Gestor vai ganhar bolada por aposta contra a Vale – e doar às vítimas
James Gulbrandsen, da administradora americana NCH Capital, previa queda das ações da empresa por motivos macroeconômicos. Mas tragédia acelerará ganhos
Denyse Godoy
Publicado em 27 de janeiro de 2019 às 07h25.
Última atualização em 27 de janeiro de 2019 às 09h57.
Segunda-feira deve a ser um dia caótico para a mineradora Vale na bolsa, com uma queda brusca nas ações pelo rompimento da barragem de Brumadinho (MG). Como foi feriado na sexta-feira, a B3, a bolsa brasileira, não abriu, adiando a reação negativa para esta segunda. Como sempre acontece nos mercados, alguém vai sair ganhando. James Gulbrandsen, gestor da administradora de investimentos americana NCH Capital no Brasil, é um deles. Mas não está nada animado.
Ele realizou uma operação na bolsa de valores que equivale a uma aposta na queda das ações da Vale. Chamada de “short selling” ou venda a descoberto, consiste em vender, no mercado, um papel que não se possui esperando que seu preço caia para depois recomprar mais barato e ganhar a diferença. A equipe da NCH no Brasil montou essa transação na B3, a bolsa de São Paulo, ao longo das últimas duas semanas por acreditar que as ações da Vale devem engatar uma tendência de queda daqui para a frente com a desaceleração econômica da China, maior compradora de minério de ferro do mundo.
Mas Gulbrandsen afirmou a EXAME que não vai embolsar o lucro da operação, e sim doar o dinheiro às vítimas de Brumadinho. Sua aposta em uma queda da empresa, afinal, tinha fundamentos bem diferentes a uma nova tragédia ambiental e humana.
“Todo ciclo ótimo nos preços das commodities é, por natureza, seguido por um ciclo difícil. Com a desaceleração da China, os nossos softwares estão indicando que se aproxima uma baixa nos preços do minério de ferro”, diz James. “Infelizmente, a nossa posição deu lucro no curtíssimo prazo por um motivo muito triste, que é o rompimento da barragem em Brumadinho. Não podemos ficar com o ganho dessa operação.”
A NCH, por ser obrigada a seguir as normas da Securities and Exchange Commission (SEC), o órgão regulador do mercado financeiro nos Estados Unidos, não divulga o tamanho da sua operação de venda a descoberto com as ações da Vale nem expectativas de ganho. A gestora, que tem um patrimônio de 3,2 bilhões de dólares sob administração no mundo (e 500 milhões de reais no Brasil), tem que repassar para os cotistas do seu fundo que abriga a transação o lucro com a recompra dos papéis, mas doará a receita obtida com a taxa de performance dessa transação.
“Faremos o que pudermos para ajudar as famílias atingidas pelo desastre e esperamos que outros investidores façam o mesmo”, diz o gestor da NCH. “Acreditamos que nossos investimentos devem refletir nossos valores e que devemos fazer o bem.

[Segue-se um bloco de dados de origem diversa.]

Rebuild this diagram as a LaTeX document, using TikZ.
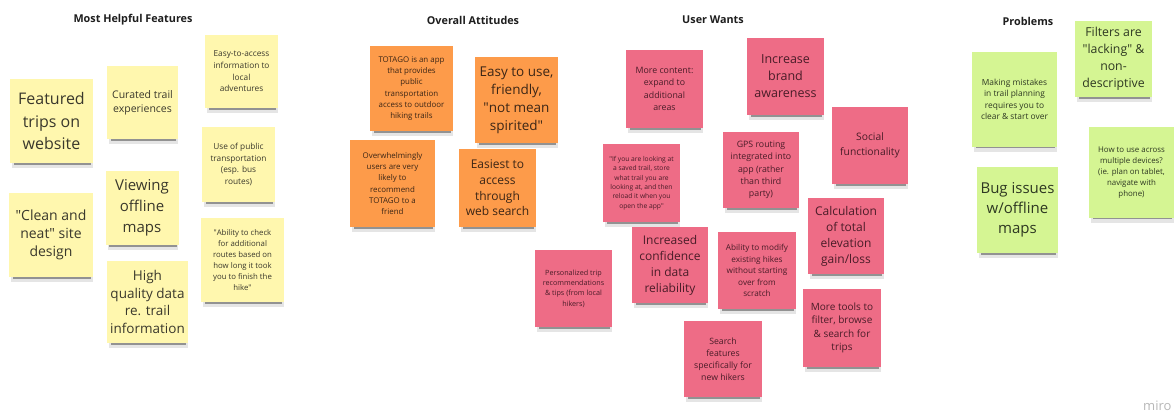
\documentclass[tikz,border=0pt]{standalone}
\usepackage{fontspec}
\setmainfont{Open Sans}
\usetikzlibrary{shadows}
\definecolor{stickyyellow}{HTML}{FFF7AE}
\definecolor{stickyorange}{HTML}{FD9B4A}
\definecolor{stickypink}{HTML}{EE6C86}
\definecolor{stickygreen}{HTML}{D5F593}
\definecolor{inkyellow}{HTML}{3A382C}
\definecolor{inkorange}{HTML}{3C2616}
\definecolor{inkpink}{HTML}{4A1C28}
\definecolor{inkgreen}{HTML}{2E3822}
\definecolor{titleink}{HTML}{1E1E1E}
\definecolor{logogrey}{HTML}{B8B8B8}
\newcommand{\fs}[2]{\fontsize{#1}{#2}\selectfont}
\newcommand{\q}{\textquotedbl}
\tikzset{
  x=1pt, y=-1pt,
  note/.style={rectangle, inner sep=0pt, align=center,
    general shadow={fill=black, opacity=0.10, shadow yshift=-6.5pt, shadow xshift=1pt, shadow scale=0.97},
    general shadow={fill=black, opacity=0.36, shadow yshift=-5.5pt, shadow xshift=1pt, shadow scale=0.92}},
  ynote/.style={note, fill=stickyyellow, text=inkyellow},
  onote/.style={note, fill=stickyorange, text=inkorange},
  pnote/.style={note, fill=stickypink, text=inkpink},
  gnote/.style={note, fill=stickygreen, text=inkgreen},
  sz/.style 2 args={minimum width=#1pt, minimum height=#2pt},
  heading/.style={font=\bfseries\fs{10.8}{13}, text=titleink}
}
\begin{document}
\begin{tikzpicture}
\clip (0,0) rectangle (1176,412);
\fill[white] (0,0) rectangle (1176,412);

% column headings
\node[heading] (h1) at (133,20) {Most Helpful Features};
\node[heading] (h2) at (473,20) {Overall Attitudes};
\node[heading] (h3) at (713,20) {User Wants};
\node[heading] (h4) at (1028,21) {Problems};

% Most Helpful Features
\node[ynote, sz={83}{84}, font=\fs{16}{22}] (feat) at (51.5,121) {Featured\\trips on\\website};
\node[ynote, sz={71}{73}, font=\fs{10.5}{14}] (cur) at (142.5,102.5) {Curated trail\\experiences};
\node[ynote, sz={73}{73}, font=\fs{8.3}{11.7}] (easy) at (241.5,71.5) {Easy-to-access\\information to\\local\\adventures};
\node[ynote, sz={73}{75}, font=\fs{8.3}{11.7}] (pub) at (238.5,164.5) {Use of public\\transportation\\(esp. bus\\routes)};
\node[ynote, sz={73}{74}, font=\fs{15}{21}] (view) at (142,208) {Viewing\\offline\\maps};
\node[ynote, sz={84}{84}, font=\fs{14}{18.3}] (clean) at (51,235) {\q Clean and\\neat\q{} site\\design};
\node[ynote, sz={83}{84}, font=\fs{7.8}{11}] (abil) at (242.5,260) {\q Ability to check\\for additional\\routes based on\\how long it took\\you to finish the\\hike\q};
\node[ynote, sz={81}{82}, font=\fs{13.5}{17.6}] (high) at (147.5,302) {High\\quality data\\re. trail\\information};

% Overall Attitudes
\node[onote, sz={83}{85}, font=\fs{7.9}{11.2}] (tot) at (411.5,88.5) {TOTAGO is an app\\that provides\\public\\transportation\\access to outdoor\\hiking trails};
\node[onote, sz={83}{86}, font=\fs{13.5}{18}] (eu) at (516.5,100) {Easy to use,\\friendly,\\\q not mean\\spirited\q};
\node[onote, sz={85}{87}, font=\fs{7.9}{11.3}] (ovr) at (392.5,183.5) {Overwhelmingly\\users are very\\likely to\\recommend\\TOTAGO to a\\friend};
\node[onote, sz={77}{78}, font=\fs{12}{15.6}] (eas) at (497.5,188) {Easiest to\\access\\through\\web search};

% User Wants
\node[pnote, sz={77}{78}, font=\fs{8.8}{12.3}] (more) at (664.5,89) {More content:\\expand to\\additional\\areas};
\node[pnote, sz={77}{77}, font=\fs{12.5}{17}] (brand) at (785.5,76.5) {Increase\\brand\\awareness};
\node[pnote, sz={76}{77}, font=\fs{10.3}{14.5}] (soc) at (870,145.5) {Social\\functionality};
\node[pnote, sz={76}{76}, font=\fs{8.8}{12.4}] (gps) at (761,170) {GPS routing\\integrated into\\app (rather\\than third\\party)};
\node[pnote, sz={77}{78}, font=\fs{6.7}{9.4}] (ifyou) at (641.5,183) {\q If you are looking at\\a saved trail, store\\what trail you are\\looking at, and then\\reload it when you\\open the app\q};
\node[pnote, sz={76}{76}, font=\fs{12}{16}] (calc) at (846,236) {Calculation\\of total\\elevation\\gain/loss};
\node[pnote, sz={76}{76}, font=\fs{12}{16}] (conf) at (670,265) {Increased\\confidence\\in data\\reliability};
\node[pnote, sz={78}{77}, font=\fs{8.2}{11.5}] (mod) at (757,270.5) {Ability to modify\\existing hikes\\without starting\\over from\\scratch};
\node[pnote, sz={77}{77}, font=\fs{7.2}{10.3}] (pers) at (573.5,288.5) {Personalized trip\\recommendations\\\& tips (from local\\hikers)};
\node[pnote, sz={78}{78}, font=\fs{10}{13.5}] (tools) at (842,328) {More tools to\\filter, browse\\\& search for\\trips};
\node[pnote, sz={78}{76}, font=\fs{8.7}{12}] (srch) at (723,359) {Search\\features\\specifically for\\new hikers};

% Problems
\node[gnote, sz={77}{76}, font=\fs{12.3}{17}] (filt) at (1113.5,59) {Filters are\\\q lacking\q{} \&\\non-\\descriptive};
\node[gnote, sz={85}{95}, font=\fs{8.4}{11.5}] (mist) at (1014.5,99.5) {Making mistakes\\in trail planning\\requires you to\\clear \& start over};
\node[gnote, sz={85}{91}, font=\fs{7.9}{11}] (how) at (1131.5,172.5) {How to use across\\multiple devices?\\(ie. plan on tablet,\\navigate with\\phone)};
\node[gnote, sz={81}{86}, font=\fs{15}{20}] (bug) at (1017.5,210) {Bug issues\\w/offline\\maps};

% board watermark
\node[anchor=west, text=logogrey, font=\fs{13}{15}, inner sep=0pt] (logo) at (1143,406) {miro};
\end{tikzpicture}
\end{document}
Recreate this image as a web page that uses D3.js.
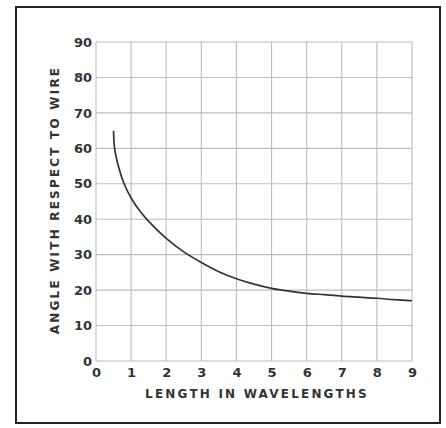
<!DOCTYPE html>
<html><head><meta charset="utf-8">
<script src="https://cdn.jsdelivr.net/npm/d3@7"></script>
<style>
html,body{margin:0;padding:0;background:#fff;}
svg{display:block;}
text{font-family:"DejaVu Sans",sans-serif;fill:#333;}
</style></head><body>
<script>
const lengthWL = [0.5,0.53,0.65,0.8,1,1.25,1.5,2,2.5,3,3.5,4,4.5,5,5.5,6,6.5,7,7.5,8,8.5,9];
const angleDeg = [65,60,54.5,50,46,42.3,39.4,34.6,30.8,27.8,25.2,23.2,21.7,20.5,19.7,19.1,18.7,18.3,18.0,17.7,17.3,17.0];
const xTicks = [0,1,2,3,4,5,6,7,8,9];
const yTicks = [0,10,20,30,40,50,60,70,80,90];
const xTitle = "LENGTH IN WAVELENGTHS";
const yTitle = "ANGLE WITH RESPECT TO WIRE";

const W=446,H=428;
const svg=d3.select("body").append("svg").attr("width",W).attr("height",H);
svg.append("rect").attr("x",16).attr("y",7).attr("width",424).attr("height",416)
  .attr("fill","none").attr("stroke","#222").attr("stroke-width",2);

const x=d3.scaleLinear().domain([0,9]).range([96,412]);
const y=d3.scaleLinear().domain([0,90]).range([361,42]);

const grid=svg.append("g").attr("stroke","#bdbdbd").attr("stroke-width",1.1);
xTicks.forEach(t=>grid.append("line").attr("x1",x(t)).attr("x2",x(t)).attr("y1",y(0)).attr("y2",y(90)));
yTicks.forEach(t=>grid.append("line").attr("x1",x(0)).attr("x2",x(9)).attr("y1",y(t)).attr("y2",y(t)));

const xa=svg.append("g").attr("transform",`translate(0,${y(0)})`)
  .call(d3.axisBottom(x).tickValues(xTicks).tickSize(0).tickPadding(7).tickFormat(d3.format("d")));
xa.select(".domain").remove();
xa.selectAll("text").attr("font-size",13).attr("font-weight","bold").style("font-family","DejaVu Sans").attr("fill","#333");

const ya=svg.append("g").attr("transform",`translate(${x(0)},0)`)
  .call(d3.axisLeft(y).tickValues(yTicks).tickSize(0).tickPadding(4).tickFormat(d3.format("d")));
ya.select(".domain").remove();
ya.selectAll("text").attr("font-size",13).attr("font-weight","bold").style("font-family","DejaVu Sans").attr("fill","#333");

svg.append("text").attr("x",257).attr("y",398).attr("text-anchor","middle")
  .attr("font-size",12).attr("font-weight","bold").attr("letter-spacing",2.2).text(xTitle);
svg.append("text").attr("transform","translate(59,200) rotate(-90)").attr("text-anchor","middle")
  .attr("font-size",12).attr("font-weight","bold").attr("letter-spacing",2.2).text(yTitle);

const data=lengthWL.map((d,i)=>[d,angleDeg[i]]);
svg.append("path").datum(data).attr("fill","none").attr("stroke","#333").attr("stroke-width",1.7)
  .attr("d",d3.line().x(d=>x(d[0])).y(d=>y(d[1])).curve(d3.curveCatmullRom.alpha(0.5)));
</script>
</body></html>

Eu, que vim de família pobre, sei que quem vive do mercado financeiro tem uma situação muito melhor do que a média, e é nosso dever ter solidariedade com a sociedade.”
Desde a tragédia de Mariana, no fim de 2015, a Vale vive um ótimo ciclo na Bolsa. A tonelada do minério de ferro passou de 40,50 dólares para 69,15 dólares. Desde então, acompanhando a elevação dos preços do minério de ferro e uma reestruturação corporativa que elevou o pagamento de dividendos pela companhia, a ação da empresa teve seu preço multiplicado por quase sete vezes, tendo fechado cotado a 56,15 reais na quinta-feira.